Earlier, the Rev. Jackson had been a member of the “Greenville Eight,” the eight African American students arrested for refusing to leave the then-segregated Greenville County Public Library. By 1965, he was marching with King in Selma, Ala., and in 1967 was named head of Operation Breadbasket, the Southern Christian Leadership Conference program developed to help poor Black communities across the nation.

The Rev. Jackson eventually left the SCLC after King’s death and, in 1971, created his own organization, Operation PUSH, and later the Rainbow Push Coalition, which became as involved in politics as it was with social justice. That political involvement is credited with being a factor in the 1983 election of Chicago’s first Black mayor, Harold Washington.

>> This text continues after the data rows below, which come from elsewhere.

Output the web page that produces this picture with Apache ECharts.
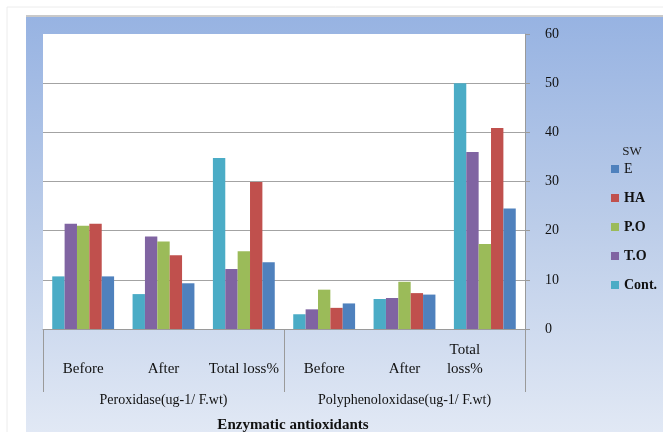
<!DOCTYPE html>
<html>
<head>
<meta charset="utf-8">
<script src="https://cdn.jsdelivr.net/npm/echarts@6/dist/echarts.min.js"></script>
<style>
  html, body { margin: 0; padding: 0; background: #ffffff; }
  #chart { width: 663px; height: 432px; }
</style>
</head>
<body>
<div id="chart"></div>
<script>
// Stages measured for each enzyme
var categories = ['Before', 'After', 'Total loss%', 'Before', 'After', 'Total loss%'];
var enzymes = ['Peroxidase(ug-1/ F.wt)', 'Polyphenoloxidase(ug-1/ F.wt)'];
var yTicks = [0, 10, 20, 30, 40, 50, 60];

// Treatment values per stage
var contValues = [10.7, 7.1, 34.8, 3.0, 6.1, 50.0];
var toValues   = [21.4, 18.8, 12.2, 4.0, 6.3, 36.0];
var poValues   = [21.0, 17.8, 15.8, 8.0, 9.6, 17.3];
var haValues   = [21.4, 15.0, 29.9, 4.3, 7.3, 40.9];
var eValues    = [10.7, 9.3, 13.6, 5.2, 7.0, 24.5];

var seriesNames = ['Cont.', 'T.O', 'P.O', 'HA', 'E'];
var seriesData = [contValues, toValues, poValues, haValues, eValues];
var seriesColors = ['#4BACC6', '#8064A2', '#9BBB59', '#C0504D', '#4F81BD'];
var legendOrder = ['E', 'HA', 'P.O', 'T.O', 'Cont.'];

var serif = '"Liberation Serif", "Times New Roman", serif';
var axisGray = '#9a9a9a';

var chart = echarts.init(document.getElementById('chart'), null, { renderer: 'canvas' });

var series = seriesNames.map(function (name, i) {
  return {
    name: name,
    type: 'bar',
    data: seriesData[i],
    barGap: '0%',
    barCategoryGap: '23%',
    itemStyle: { color: seriesColors[i] },
    emphasis: { disabled: true }
  };
});

var option = {
  animation: false,
  backgroundColor: '#ffffff',
  graphic: [
    { type: 'rect', z: -10, silent: true,
      shape: { x: 7, y: 7, width: 670, height: 440 },
      style: { fill: '#ffffff', stroke: '#ececec', lineWidth: 1 } },
    { type: 'rect', z: -9, silent: true,
      shape: { x: 26, y: 15, width: 640, height: 2 },
      style: { fill: '#c9c9c9' } },
    { type: 'rect', z: -8, silent: true,
      shape: { x: 26, y: 17, width: 640, height: 420 },
      style: {
        fill: new echarts.graphic.LinearGradient(0, 0, 0, 1, [
          { offset: 0, color: '#97b3e2' },
          { offset: 0.5, color: '#bccde9' },
          { offset: 1, color: '#e2e9f5' }
        ])
      } }
  ],
  title: [
    { text: 'SW', left: 627, top: 140, textAlign: 'center',
      textStyle: { fontFamily: serif, fontSize: 13, fontWeight: 'normal', color: '#222' } },
    { text: 'Enzymatic antioxidants', left: 288, top: 413, textAlign: 'center',
      textStyle: { fontFamily: serif, fontSize: 15, fontWeight: 'bold', color: '#111' } }
  ],
  legend: {
    orient: 'vertical',
    left: 606,
    top: 157,
    itemWidth: 8,
    itemHeight: 8,
    itemGap: 15,
    icon: 'rect',
    selectedMode: false,
    textStyle: { fontFamily: serif, fontSize: 14, fontWeight: 'bold', color: '#111' },
    data: legendOrder.map(function (n) {
      return n === 'E' ? { name: n, textStyle: { fontWeight: 'normal' } } : { name: n };
    })
  },
  grid: {
    left: 43, top: 34, width: 482, height: 295,
    show: true, backgroundColor: '#ffffff', borderWidth: 0
  },
  xAxis: [
    {
      type: 'category',
      data: categories,
      axisLine: { show: true, lineStyle: { color: axisGray, width: 1 } },
      axisTick: { show: false },
      axisLabel: {
        interval: 0,
        margin: 50,
        verticalAlign: 'bottom',
        fontFamily: serif,
        fontSize: 15,
        color: '#111',
        formatter: function (value, index) {
          if (index === categories.length - 1) {
            var parts = value.split(' ');
            return '{s|' + parts[0] + '}\n{s|' + parts[1] + '}';
          }
          return '{n|' + value + '}';
        },
        rich: {
          n: { fontFamily: serif, fontSize: 15, color: '#111', lineHeight: 19 },
          s: { fontFamily: serif, fontSize: 15, color: '#111', lineHeight: 19, padding: [0, 40, 0, 0] }
        }
      }
    },
    {
      type: 'category',
      data: enzymes,
      position: 'bottom',
      axisLine: { show: false },
      axisTick: { show: true, length: 63, inside: false, lineStyle: { color: axisGray, width: 1 } },
      axisLabel: {
        interval: 0,
        margin: 64,
        fontFamily: serif,
        fontSize: 14,
        color: '#111'
      }
    }
  ],
  yAxis: {
    type: 'value',
    position: 'right',
    min: yTicks[0],
    max: yTicks[yTicks.length - 1],
    interval: 10,
    axisLine: { show: true, lineStyle: { color: axisGray, width: 1 } },
    axisTick: { show: true, length: 5, lineStyle: { color: axisGray } },
    splitLine: { show: true, showMaxLine: false, lineStyle: { color: '#a3a3a3', width: 1.2 } },
    axisLabel: { margin: 20, fontFamily: serif, fontSize: 14, color: '#111' }
  },
  series: series
};

chart.setOption(option);
</script>
</body>
</html>
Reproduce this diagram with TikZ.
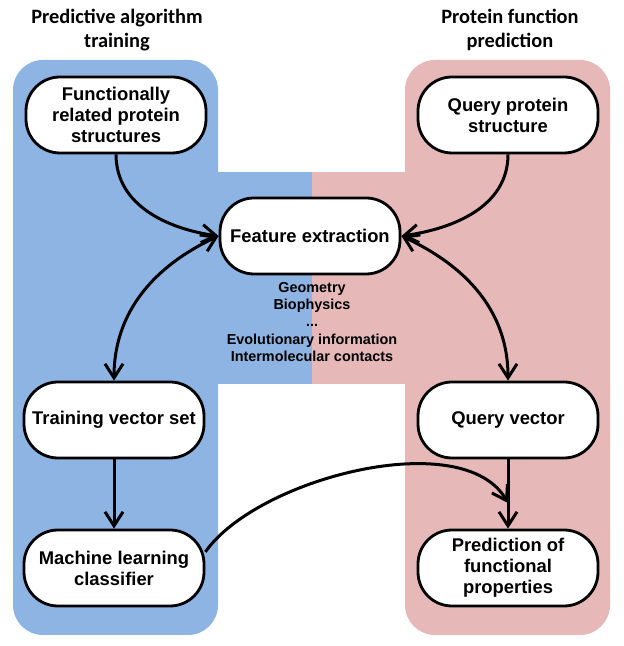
\documentclass[tikz,border=0pt]{standalone}
\usepackage{fontspec}
\setmainfont{Liberation Sans}
\newfontfamily\titlefont{Carlito}
\usetikzlibrary{arrows.meta}

\definecolor{trainblue}{RGB}{141,180,226}
\definecolor{predpink}{RGB}{230,185,184}

\begin{document}
\begin{tikzpicture}[x=0.5pt, y=0.5pt,
    box/.style={draw, line width=1.4pt, fill=white, rounded corners=17pt,
      minimum width=90pt, minimum height=38pt, inner sep=2pt, align=center,
      font=\bfseries\fontsize{9.2}{10.5}\selectfont},
    title/.style={align=center, font=\titlefont\bfseries\fontsize{10.2}{12}\selectfont},
    link/.style={line width=1.5pt, >={Straight Barb[length=7pt,width=9pt]}}]
    \useasboundingbox (0,0) rectangle (624,646);

    % background panels
    \fill[trainblue, rounded corners=15pt] (13,11) rectangle (218,586);
    \fill[predpink, rounded corners=15pt] (405,11) rectangle (610,586);
    \fill[trainblue] (217,262) rectangle (312,474);
    \fill[predpink] (312,262) rectangle (406,474);

    \node[title] (ttrain) at (117,616) {Predictive algorithm\\training};
    \node[title] (tpred) at (510,616) {Protein function\\prediction};

    \node[box] (struct) at (116,531) {Functionally\\related protein\\structures};
    \node[box] (query) at (508,531) {Query protein\\structure};
    \node[box] (feat) at (310,410) {Feature extraction};
    \node[align=center, font=\bfseries\fontsize{7.2}{8.7}\selectfont] (featlist) at (312,324)
      {Geometry\\Biophysics\\...\\Evolutionary information\\Intermolecular contacts};
    \node[box] (trainset) at (114,226) {Training vector set};
    \node[box] (qvec) at (508,226) {Query vector};
    \node[box] (classifier) at (114,78) {Machine learning\\classifier};
    \node[box] (predict) at (508,78) {Prediction of\\functional\\properties};
    \coordinate (merge) at (508,143);

    % Arrows
    \draw[link, ->] (struct.south) to[out=-90, in=172] (feat.west);
    \draw[link, <->] (feat.west) to[out=205, in=90] (trainset.north);
    \draw[link, ->] (query.south) to[out=-90, in=8] (feat.east);
    \draw[link, <->] (feat.east) to[out=-25, in=90] (qvec.north);
    \draw[link, ->] (trainset.south) -- (classifier.north);
    \draw[link, ->] (qvec.south) -- (predict.north);
    \draw[link, ->] (classifier.10) to[out=55, in=120, looseness=0.75] (merge);
\end{tikzpicture}
\end{document}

The Rev. Jackson’s subsequent 1984 presidential campaign resonated with voters of all colors and backgrounds who agreed with him that America wasn’t doing enough “to clothe the naked, to house the homeless, to teach the illiterate, to provide jobs for the jobless, and to choose the human race over the nuclear race.”

The Rev. Jackson won 465 delegates to the 1984 Democratic National Convention and 1,218 delegates in 1988, both times far exceeding Shirley Chisholm’s 151 delegates when the New York member of Congress ran for president in 1972. But the Rev. Jackson never gave it a third shot. He instead spoke out for justice not just in this country but around the world, and, in 2000, was awarded the Presidential Medal of Freedom by President Bill Clinton.

Those were good times, but life isn’t always good.

There was the revelation in 2001 that the Rev. Jackson had fathered a child with a woman other than his wife. There was the pain of seeing his son, Jesse Jackson Jr., a former congressman, plead guilty in 2013 to misspending $750,000 in campaign funds for personal use and being sentenced to 30 months in prison. Then, there were health issues. In 2017, the Rev. Jackson was diagnosed with Parkinson’s disease, a neurological disorder in which mobility and speech decline over time.

Watching the Rev. Jackson in his final years, attending public events but barely able to move or speak, made you wish for a better summation of a life once so full of zest and vigor. But the Rev. Jackson has left behind vivid memories captured in print, video, and downloads of a man history should not forget. Memories of crowds screaming, “Run, Jesse, Run,” as the Rev. Jackson tried to fulfill a political dream left to be carried out by someone else. Thank God, Jesse did live to see that.